Gov. Mark Dayton today vetoed all of the budget bills the Legislature sent to him and the game of “chicken” is on in earnest. The state needs a budget by July 1, or it will have to shut down for the second time in its history.
“It’s too early to worry about that,” some experts say. But that’s the same thing they said in April when the Minnesota Twins came out of Florida and promptly fell on their faces. Moral? It’s never too early to expect the worst, especially when Republicans and Democrats are as far apart on the basic expectations of government as they currently are.
Remember, too, that last January, one House committee was already hearing about government shutdowns. It wasn’t too early then, either.
What can we expect in a state government shutdown? Let 2005 be our guide.
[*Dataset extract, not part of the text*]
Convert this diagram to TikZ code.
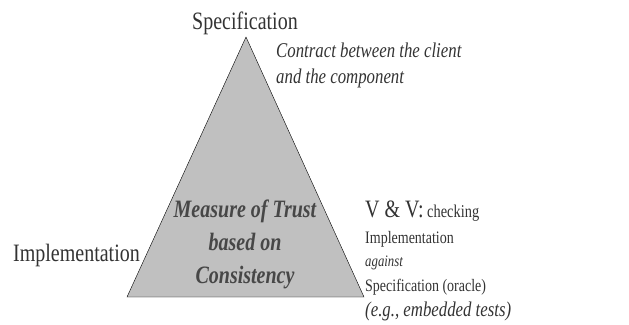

1) Forget about saving any money.
Government shutdowns don’t save the government money. On the contrary, they’re pricey. For example, after 10 days, state workers are eligible for layoff pay. Many will burn vacation time to keep a paycheck coming in, but even then they don’t see the cash right away. They won’t actually get it until the budget is passed. But it will cost the state about $2 million a day. And the cost of preparing for a shutdown is considerable, even if the state doesn’t go toes up. In 2001, it cost $2.7 million, even though the state didn’t shut down.
State workers often need that second paycheck in July to make the mortgage payment. Many will not be able to make it.
2) Schedule a driver’s license exam now.
Put driver’s ed on the fast track. The driver’s license testing stations will likely close right away. Licenses and tabs could probably still be renewed.
3) Closed rest areas
This won’t be that big of a deal, although you can count on seeing lots of visuals on TV and newspapers. There are only a few dozen rest areas in Minnesota anyway and, besides, truck stops and convenience stores are all located off major highways and they have restrooms.
4) Plan your vacation somewhere else.
State Parks will close. But because the July 4th weekend is so important in Minnesota, the Legislature would likely pass a natural resources budget first. Still, you’ll have to decide whether it’s worth the gamble. Wisconsin is lovely at this time of the year.
MnDOT (the Department of Transportation) would likely be the hardest hit. Construction projects might shut down. Potholes won’t be filled. If there are hazards on a highway that couldn’t be removed, the roads would be closed. Roadsides won’t be mowed. The traffic cameras would be shut down. The Highway Helpers will disappear.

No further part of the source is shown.